Pour le gouvernement du Burundi, c'est Willy Nyamitwe, principal conseiller en communication du président Pierre Nkurunziza, qui a réagi dimanche dans un entretien avec RFI. « Face à des propos outrageants et indignes d'un chef d'Etat comme ceux-là, pour l'instant nous préférons garder le silence. Nous apporterons une réponse appropriée dans les jours qui viennent. De toutes les façons, le peuple burundais est serein. Le peuple burundais garde de la hauteur face à toutes ces attaques », a déclaré Nyamitwe.
« Pulvériser les quartiers »
Le président burundais avait, au début du mois, lancé un ultimatum à ses opposants pour qu'ils déposent les armes samedi soir, en échange d'une amnistie, sous peine d'obliger les forces de l'ordre à « user de tous les moyens et techniques apprises ».

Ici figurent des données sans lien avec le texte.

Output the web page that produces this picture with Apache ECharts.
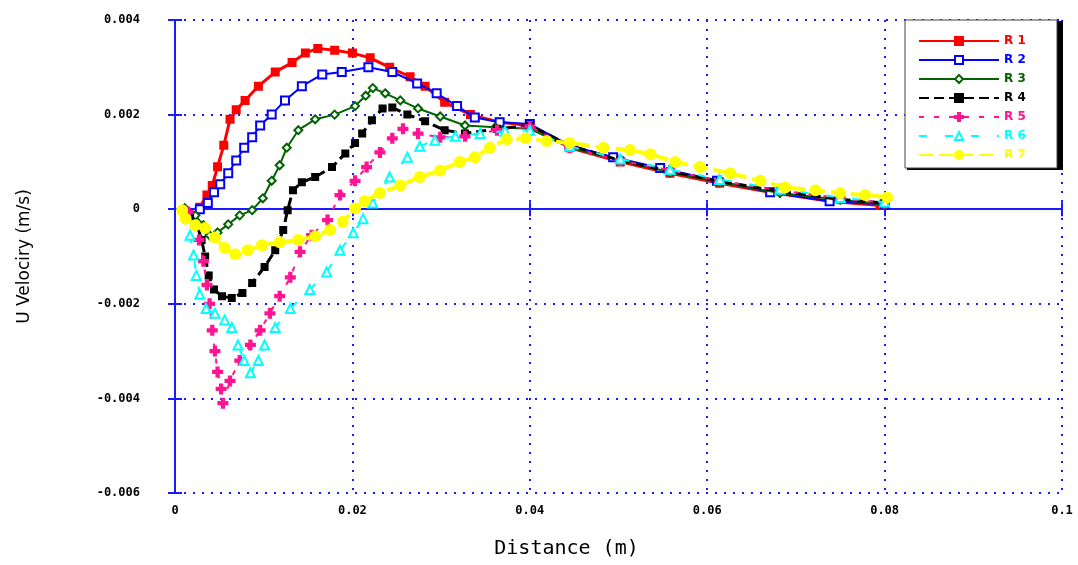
<!DOCTYPE html>
<html>
<head>
<meta charset="utf-8">
<script src="https://cdn.jsdelivr.net/npm/echarts@6/dist/echarts.min.js"></script>
<style>html,body{margin:0;padding:0;background:#fff}#c{width:1078px;height:565px}</style>
</head>
<body>
<div id="c"></div>
<script>
const seriesNames = ['R 1','R 2','R 3','R 4','R 5','R 6','R 7'];
const xTicks = [0, 0.02, 0.04, 0.06, 0.08, 0.1];
const yTicks = [-0.006, -0.004, -0.002, 0, 0.002, 0.004];

const r1 = [[0.0028,0.00004],[0.0036,0.0003],[0.0042,0.0005],[0.0048,0.0009],[0.0055,0.00135],[0.0062,0.0019],[0.0069,0.0021],[0.0079,0.0023],[0.0094,0.0026],[0.0113,0.0029],[0.0132,0.0031],[0.0147,0.0033],[0.0161,0.0034],[0.0180,0.00336],[0.0200,0.0033],[0.0220,0.0032],[0.0242,0.0030],[0.0265,0.0028],[0.0282,0.0026],[0.0304,0.00226],[0.0333,0.0020],[0.0366,0.00184],[0.0400,0.00177],[0.0445,0.0013],[0.0502,0.0010],[0.0558,0.00076],[0.0614,0.00055],[0.0671,0.00036],[0.0738,0.00017],[0.0795,0.00008]];
const r2 = [[0.0028,0.0],[0.0037,0.00013],[0.0044,0.00036],[0.0051,0.00053],[0.0060,0.00076],[0.0069,0.00103],[0.0078,0.0013],[0.0087,0.00152],[0.0096,0.00177],[0.0109,0.0020],[0.0124,0.0023],[0.0143,0.0026],[0.0166,0.00285],[0.0188,0.0029],[0.0218,0.0030],[0.0245,0.0029],[0.0273,0.00266],[0.0295,0.00245],[0.0318,0.00218],[0.0338,0.00194],[0.0366,0.00184],[0.0400,0.0018],[0.0445,0.00135],[0.0494,0.0011],[0.0547,0.00087],[0.0611,0.0006],[0.0671,0.00036],[0.0738,0.00017],[0.0800,0.0001]];
const r3 = [[0.0011,0.00002],[0.0023,-0.00013],[0.0032,-0.00034],[0.0039,-0.00055],[0.0048,-0.00049],[0.0060,-0.00032],[0.0073,-0.00013],[0.0087,-0.00002],[0.0099,0.00023],[0.0109,0.0006],[0.0118,0.00093],[0.0126,0.0013],[0.0139,0.00167],[0.0158,0.0019],[0.0180,0.0020],[0.0203,0.00218],[0.0215,0.0024],[0.0223,0.00256],[0.0237,0.00245],[0.0254,0.0023],[0.0274,0.00213],[0.0299,0.00196],[0.0327,0.00177],[0.0361,0.00173],[0.0400,0.0017],[0.0445,0.0013],[0.0502,0.00103],[0.0558,0.00078],[0.0614,0.00057],[0.0682,0.00034],[0.0750,0.0002],[0.0800,0.0001]];
const r4 = [[0.0017,-0.00013],[0.0025,-0.00034],[0.0030,-0.00065],[0.0034,-0.001],[0.0038,-0.0014],[0.0044,-0.0017],[0.0053,-0.00184],[0.0064,-0.00188],[0.0076,-0.00177],[0.0087,-0.00156],[0.0101,-0.00122],[0.0113,-0.00087],[0.0122,-0.00044],[0.0127,-0.00002],[0.0133,0.0004],[0.0143,0.00057],[0.0158,0.00068],[0.0177,0.00089],[0.0192,0.00118],[0.0203,0.0014],[0.0211,0.0016],[0.0222,0.00188],[0.0234,0.00213],[0.0245,0.00215],[0.0262,0.0020],[0.0282,0.00186],[0.0304,0.00167],[0.0327,0.0016],[0.0363,0.0017],[0.0400,0.00177],[0.0445,0.00135],[0.0502,0.00103],[0.0558,0.0008],[0.0614,0.00059],[0.0682,0.00038],[0.0750,0.00021],[0.0800,0.00013]];
const r5 = [[0.0015,-0.00006],[0.0023,-0.00034],[0.0027,-0.00065],[0.0032,-0.0011],[0.0036,-0.0016],[0.0039,-0.0020],[0.0042,-0.00256],[0.0045,-0.0030],[0.0048,-0.00344],[0.0052,-0.0038],[0.0054,-0.0041],[0.0062,-0.00363],[0.0073,-0.0032],[0.0085,-0.00287],[0.0096,-0.00256],[0.0107,-0.0022],[0.0118,-0.00184],[0.0130,-0.00144],[0.0141,-0.0009],[0.0154,-0.00055],[0.0172,-0.00023],[0.0186,0.0003],[0.0203,0.0006],[0.0216,0.00089],[0.0231,0.0012],[0.0245,0.0015],[0.0257,0.0017],[0.0274,0.0016],[0.0299,0.00152],[0.0327,0.00154],[0.0363,0.00167],[0.0400,0.00175],[0.0445,0.0013],[0.0502,0.00103],[0.0558,0.00082],[0.0614,0.0006],[0.0682,0.0004],[0.0750,0.00023],[0.0800,0.00013]];
const r6 = [[0.0017,-0.00055],[0.0021,-0.00097],[0.0024,-0.0014],[0.0028,-0.0018],[0.0035,-0.0021],[0.0045,-0.0022],[0.0056,-0.00234],[0.0064,-0.0025],[0.0071,-0.00287],[0.0078,-0.0032],[0.0085,-0.00346],[0.0094,-0.0032],[0.0101,-0.00287],[0.0113,-0.0025],[0.0130,-0.0021],[0.0152,-0.0017],[0.0171,-0.00133],[0.0186,-0.00087],[0.0201,-0.0005],[0.0212,-0.0002],[0.0223,0.00013],[0.0242,0.00068],[0.0262,0.0011],[0.0276,0.00133],[0.0293,0.00146],[0.0316,0.00154],[0.0344,0.0016],[0.0372,0.00165],[0.0400,0.00167],[0.0445,0.00133],[0.0502,0.00106],[0.0558,0.00084],[0.0614,0.00063],[0.0682,0.00042],[0.0750,0.00025],[0.0800,0.00015]];
const r7 = [[0.0008,-0.00002],[0.0012,-0.0002],[0.0023,-0.00034],[0.0034,-0.0004],[0.0045,-0.0006],[0.0056,-0.00082],[0.0068,-0.00095],[0.0082,-0.00087],[0.0098,-0.00076],[0.0118,-0.0007],[0.0139,-0.00065],[0.0158,-0.00057],[0.0175,-0.00044],[0.0189,-0.00027],[0.0203,0.00002],[0.0214,0.00017],[0.0231,0.00034],[0.0254,0.0005],[0.0276,0.00068],[0.0299,0.00082],[0.0321,0.0010],[0.0338,0.0011],[0.0355,0.0013],[0.0374,0.00148],[0.0395,0.0015],[0.0419,0.00144],[0.0445,0.0014],[0.0483,0.0013],[0.0513,0.00125],[0.0536,0.00116],[0.0564,0.0010],[0.0592,0.00089],[0.0626,0.00076],[0.0660,0.0006],[0.0688,0.00046],[0.0722,0.0004],[0.0750,0.00034],[0.0778,0.0003],[0.0803,0.00025]];

const seriesData = [r1, r2, r3, r4, r5, r6, r7];
const colors = ['#ff0000','#0000ff','#006400','#000000','#ff1493','#00ffff','#ffff00'];
const plusPath = 'path://M3,0H5V3H8V5H5V8H3V5H0V3H3Z';
const styles = [
  {symbol:'rect', size:7, width:3, type:'solid'},
  {symbol:'emptyRect', size:8, width:2, type:'solid'},
  {symbol:'emptyDiamond', size:8, width:2, type:'solid'},
  {symbol:'rect', size:6, width:3, type:[10,5]},
  {symbol:plusPath, size:9, width:2, type:[5,10]},
  {symbol:'emptyTriangle', size:9, width:2, type:[8,18]},
  {symbol:'circle', size:10, width:4, type:[14,6]}
];

const fmt = v => String(Math.round(v * 1000) / 1000);
const blue = '#1a1aff';
const labelFont = {color:'#000', fontSize:12, fontWeight:'bold', fontFamily:'DejaVu Sans Mono'};

const chart = echarts.init(document.getElementById('c'), null, {renderer:'canvas'});
chart.setOption({
  animation: false,
  backgroundColor: '#fff',
  grid: {left:175, right:16, top:20, bottom:72, containLabel:false},
  graphic: [
    {type:'rect', z:10, shape:{x:907, y:21, width:156, height:149}, style:{fill:'#000'}},
    {type:'rect', z:11, shape:{x:905, y:20, width:152, height:148}, style:{fill:'#fff', stroke:'#444', lineWidth:1}}
  ],
  legend: {
    z:20,
    orient:'vertical', left:905, top:20, width:152,
    padding:[14,10,12,13], itemWidth:80, itemHeight:10, itemGap:5,
    data: seriesNames.map((n,i)=>({name:n, textStyle:{color:colors[i]}})),
    textStyle:{fontSize:12, fontWeight:'bold', fontFamily:'DejaVu Sans', lineHeight:14}
  },
  xAxis: [{
    type:'value', min:0, max:0.1, interval:0.02, position:'bottom',
    name:'Distance (m)', nameLocation:'middle', nameGap:46,
    nameTextStyle:{fontSize:20, color:'#000', fontFamily:'DejaVu Sans Mono', padding:[0,104,0,0]},
    axisLine:{show:true, lineStyle:{color:blue, width:2}},
    axisTick:{show:true, inside:true, length:7, lineStyle:{color:blue, width:2}},
    axisLabel:Object.assign({margin:12, formatter:fmt}, labelFont),
    splitLine:{show:true, lineStyle:{color:blue, width:2, type:[2,7]}}
  },{
    type:'value', min:0, max:0.1, interval:0.02, position:'top',
    axisLine:{show:true, lineStyle:{color:blue, width:2}},
    axisTick:{show:true, inside:true, length:7, lineStyle:{color:blue, width:2}},
    axisLabel:{show:false}, splitLine:{show:false}
  }],
  yAxis: [{
    type:'value', min:-0.006, max:0.004, interval:0.002, position:'left',
    name:'U Velociry (m/s)', nameLocation:'middle', nameGap:142, nameRotate:90,
    nameTextStyle:{fontSize:17, color:'#000', fontFamily:'DejaVu Sans'},
    axisLine:{show:true, lineStyle:{color:blue, width:2}},
    axisTick:{show:true, inside:true, length:7, lineStyle:{color:blue, width:2}},
    axisLabel:Object.assign({margin:35, formatter:fmt}, labelFont),
    splitLine:{show:true, lineStyle:{color:blue, width:2, type:[2,7]}}
  },{
    type:'value', min:-0.006, max:0.004, interval:0.002, position:'right',
    axisLine:{show:true, lineStyle:{color:blue, width:2}},
    axisTick:{show:true, inside:true, length:7, lineStyle:{color:blue, width:2}},
    axisLabel:{show:false}, splitLine:{show:false}
  }],
  series: seriesData.map((d,i)=>({
    name: seriesNames[i], type:'line', data:d, xAxisIndex:0, yAxisIndex:0,
    symbol: styles[i].symbol, symbolSize: styles[i].size, showAllSymbol:true,
    itemStyle:{color:colors[i], borderColor:colors[i], borderWidth:2},
    lineStyle:{color:colors[i], width:styles[i].width, type:styles[i].type},
    z: 2 + i
  }))
});
</script>
</body>
</html>
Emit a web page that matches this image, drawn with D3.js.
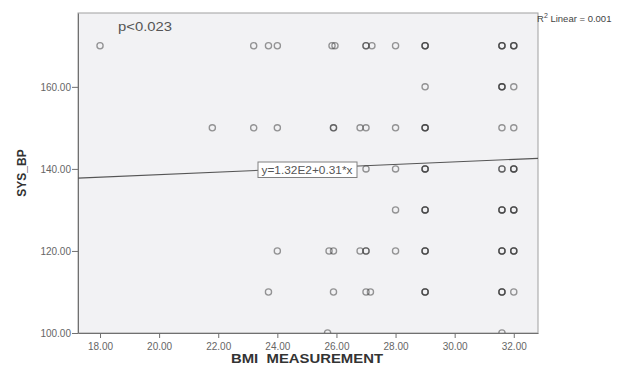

Le mois dernier, le président de la chambre haute du Parlement burundais, Révérien Ndikuriyo avait menacé de « pulvériser les quartiers » de la capitale acquis à l'opposition. « Aujourd'hui, les policiers tirent dans les jambes pour éviter de tuer quand ils sont la cible de grenades dans vos quartiers (...) mais le jour où on va leur dire de +travailler+, ne venez pas pleurer! », avait-il prévenu.
C'est le même verbe « travailler » qui avait été utilisé en 1994 au Rwanda pour signifier le génocide des Tutsis.
Le retour en force de ce discours, à un pas du Rwanda, a suscité des cris d'alarme à l'Union africaine, aux Nations unies, à Washington et à Paris. Au siège de la Cour pénale internationale (CPI), à La Haye, aux Pays-Bas, la procureure Fatou Bensouda, s'est déclarée prête à poursuivre tout auteur éventuel de « crimes de guerre, crimes contre l'humanité ou actes de génocide ».
Face à ce tollé général, les autorités burundaises tentent de s'expliquer. Dans un communiqué publié dimanche, le porte-parole du gouvernement Philippe Nzobonariba affirme que le message à la Nation du président Nkurunziza du 2 novembre a été « délibérément déformé ». « Le Gouvernement du Burundi constate que les auteurs de ces réactions ont fait l'objet de manipulations par des milieux politiques hostiles, car aucun passage du message n'augure la moindre violence, encore moins fait appel au génocide dont les Burundais connaissent l'amère expérience depuis l'indépendance de leur pays. Ceux qui jouent avec le génocide sont ceux-là même qui misent sur une catastrophe nationale pour accéder au pouvoir politique après s'être rendu compte que la voie électorale ne leur offre aucune chance », écrit-il.
« Le Gouvernement du Burundi voudrait donc tranquilliser l'opinion nationale et internationale que le message du Chef de l'Etat n'est nullement un appel à la persécution de qui que ce soit, mais une mesure visant à restaurer la paix et la sécurité sur tout le territoire national », ajoute le texte.
Accusé d'avoir à ce jour fait preuve de manque de fermeté dans le dossier burundais, le Conseil de sécurité des Nations unies se réunit d'urgence ce lundi à la demande de la France. Selon le ministère français des Affaires étrangères, la réunion doit se tenir avec des représentants du Haut -Commissariat aux droits de l'Homme et de l'Union africaine. Le Conseil de sécurité avait adopté fin octobre une déclaration unanime de ses 15 membres, condamnant les violences au Burundi et soutenant la décision de l'Union africaine de lancer une enquête sur la violation des droits de l'homme.